A major area of concern is on food standards, which are robust under the EU. Gove has taken an admirably tough stance on chlorinated chicken, repeatedly saying he will not allow it into the UK as part of any trade deal with the US. But Liam Fox, the international trade secretary, takes the opposing view, while President Trump has made clear he will be playing hard to get with the Prime Minister on a UK-US trade deal – meaning chlorine-washed chicken turning up in UK supermarkets remains a distinct possibility.

Vicki Hird, campaign coordinator for Sustain, which fights for better food and farming, says it remains ‘hard to tell how far Brexit represents an opportunity or a big risk to our environment’, adding: ‘We will be able to set our own environmental laws and even go further, as Michael Gove has suggested. But will we and can he?

‘Under pressure for post-Brexit growth and with new global trade deals Liam Fox is discussing, we could lose the good protection we have had as a result of being in Europe for environment and food production.

‘Our food standards and food industry could face a ‘perfect storm’ from rising food prices, regulatory uncertainties, greatly diminished capacity of food inspectors and standards bodies, and likely challenges from international trade deals with countries working to lower food standards than our own.’

In January, Gove and May launched the government’s 25-year environment plan, which contained measures to reduce plastic on supermarket shelves, go further on cutting plastic bags, change planning rules to protect biodiversity and create a new environmental watchdog. Yet campaigners said the measures and targets were too vague, and that Britain had already had an environmental watchdog, the Sustainable Development Commission – but it was scrapped by David Cameron’s government in 2010. The plan made no mention of charges for disposable coffee cups, despite Gove’s apparent backing for some sort of ‘latte levy’ earlier that month. Also missing was any mention of a plastic bottle deposit scheme, which Greenpeace and the Environmental Audit Committee, chaired by Labour MP Mary Creagh, have argued would make a real difference in the war on plastic.

Hird of Sustain said: ‘Given the need to set clear environmental priorities, the 25-year environment plan felt like a missed chance to put clear targets and standards in place, especially on food, farming and fish. For every commitment, there are as many questions left unanswered in the plan, such as details of the environment legislation needed, on boosting farming sectors like organic, getting to grips with food procurement or protecting our fish stocks.’ Ministers needed to put detail and targets in the forthcoming agriculture and fishing bills in parliament, she added.

Greener UK, an umbrella organisation of 13 environmental groups, says Brexit provides an opportunity to enhance – not just maintain – environmental protection and regulation in the UK. With detailed reports every three months, it is using a traffic light system to track progress on environmental standards in eight key areas – beyond Gove’s headline-grabbing announcements on banning plastic straws. Its latest report is damning of the government’s progress: standards on air pollution, chemicals and waste are all deemed at high risk from Brexit, while climate, farming, fisheries, nature protection and water are considered medium risk.

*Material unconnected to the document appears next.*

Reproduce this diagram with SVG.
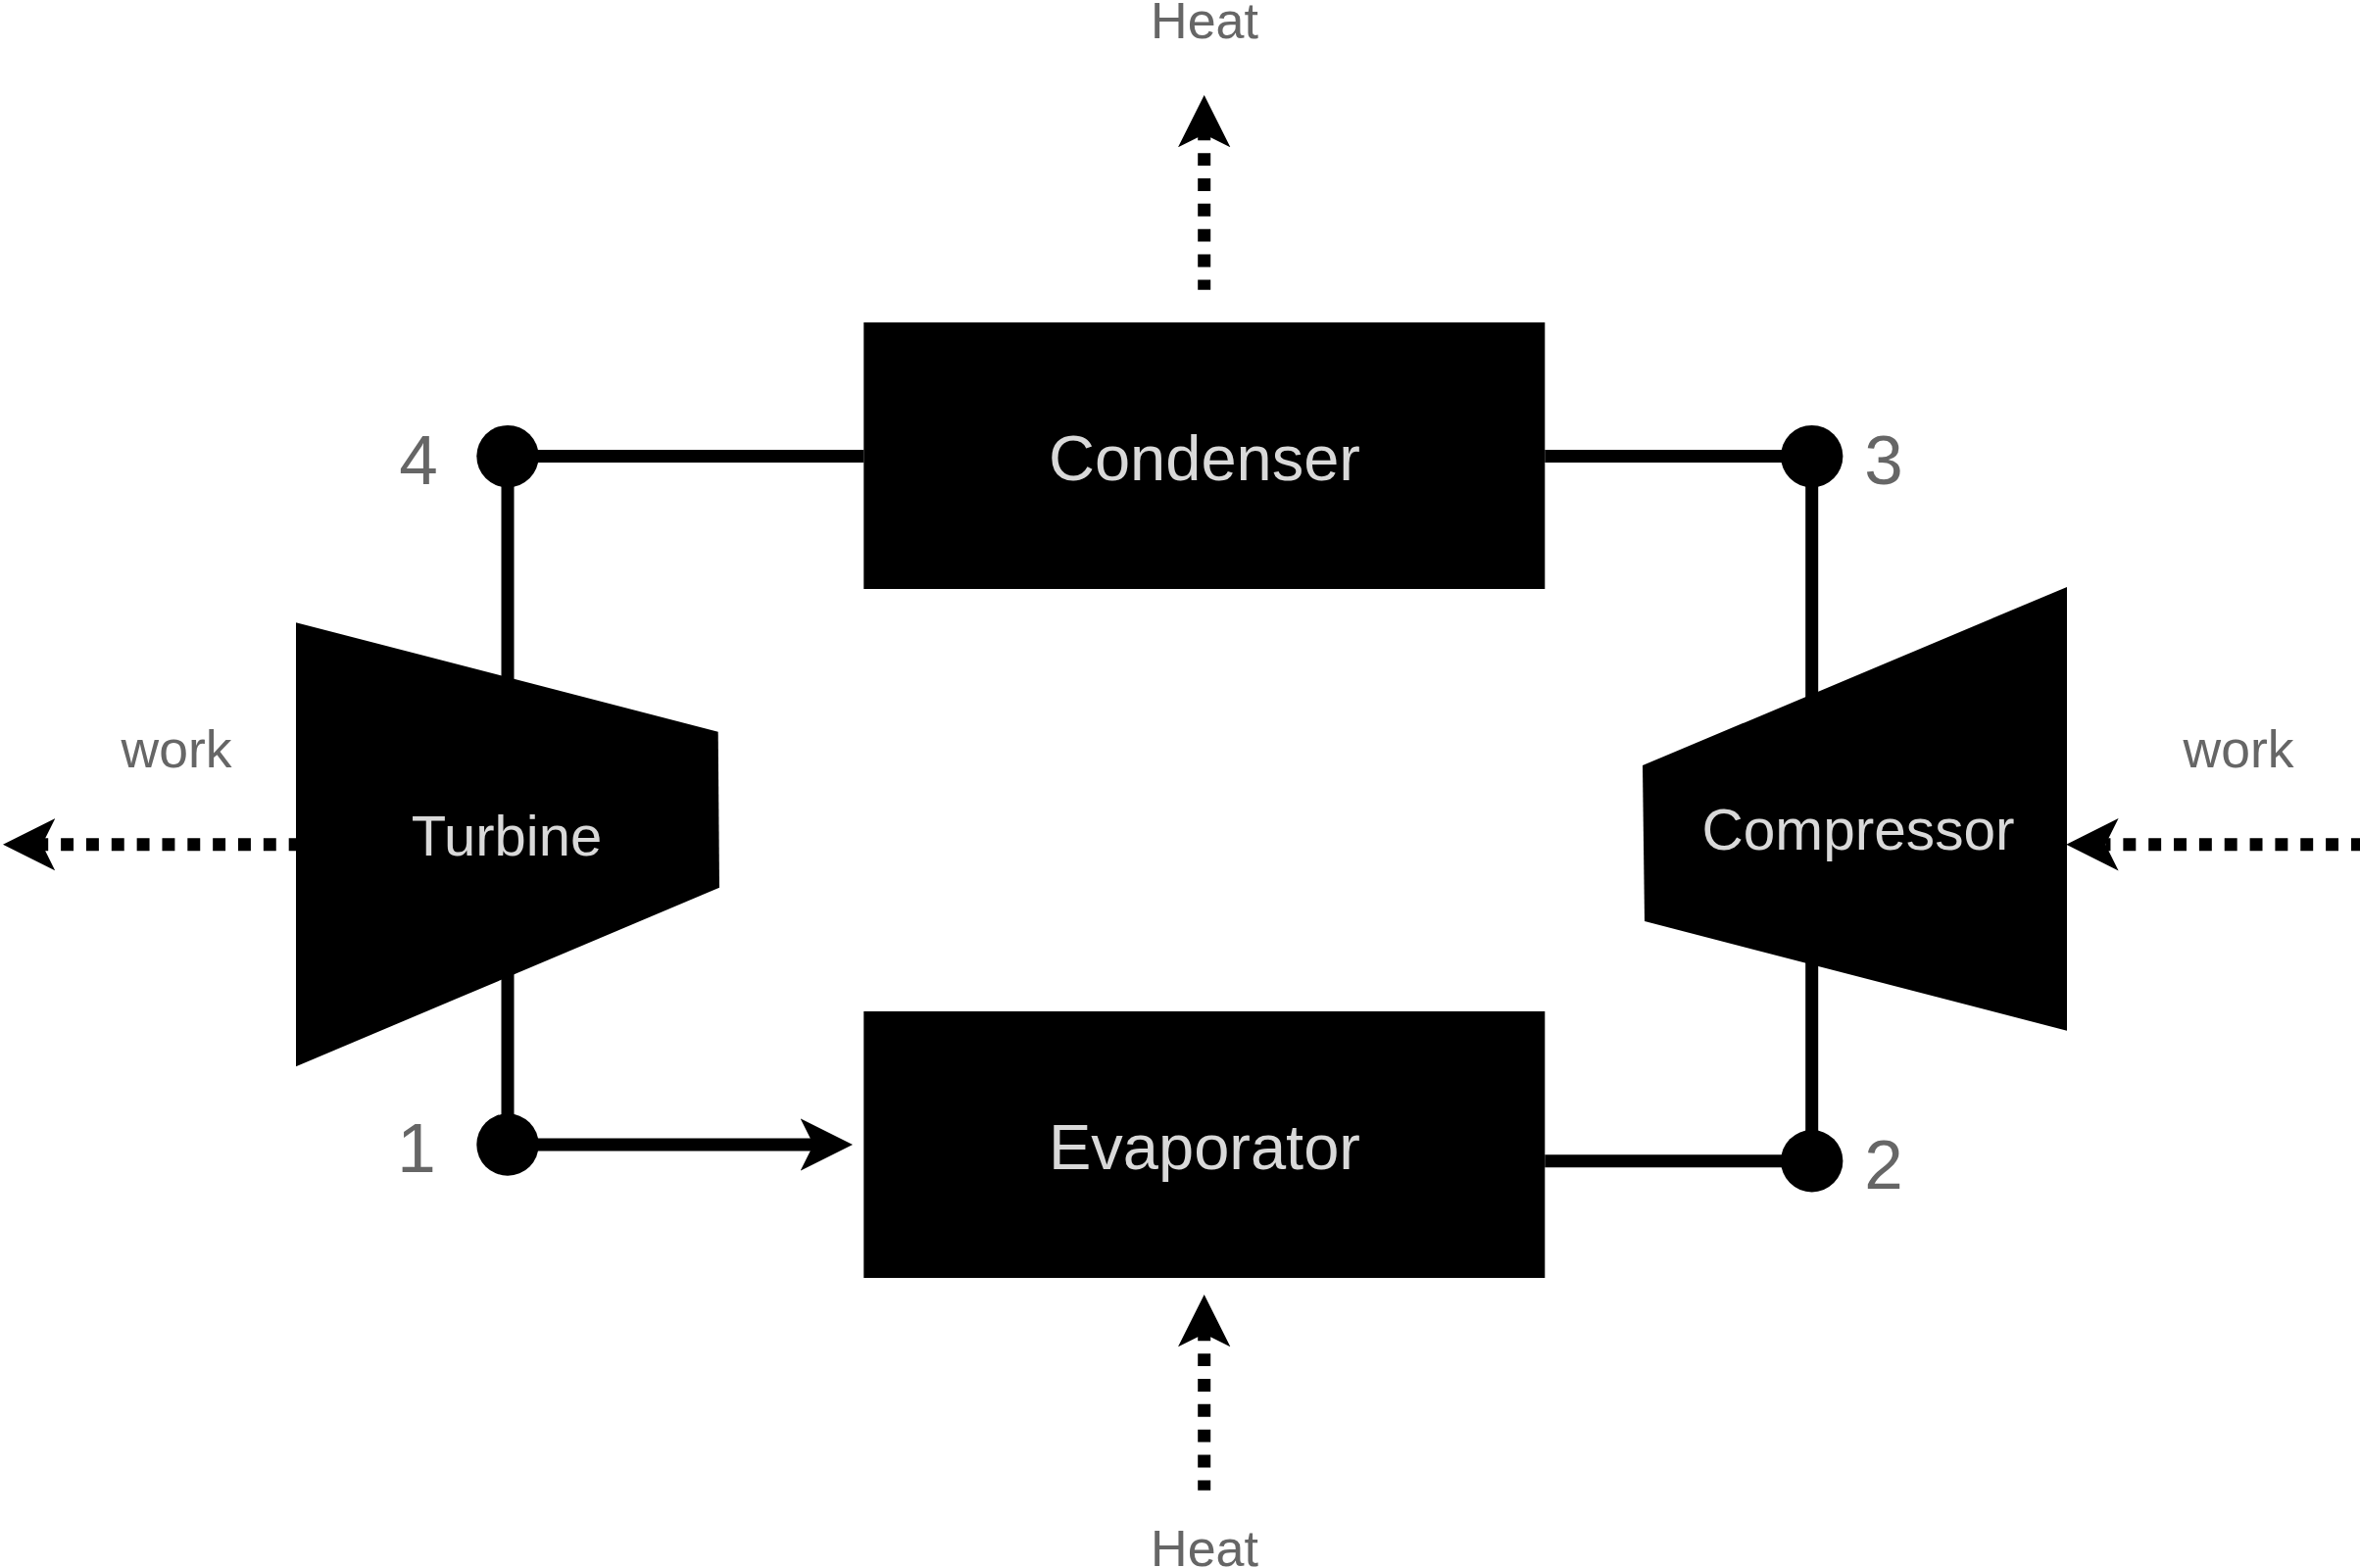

With a year to go before Britain leaves the EU, not a single environmental policy area is regarded as low risk from Brexit.

To his credit, Gove has achieved more as environment secretary than his immediate predecessor, his fellow Brexiteer Andrea Leadsom. He has persuaded a sceptical environmental lobby that he takes the issues seriously.

Yet to weaponise a ban on plastic straws to win over a public increasingly concerned about Brexit is sheer brassneck when the environment, wildlife and public health are at risk from weakened standards and regulation after the UK leaves.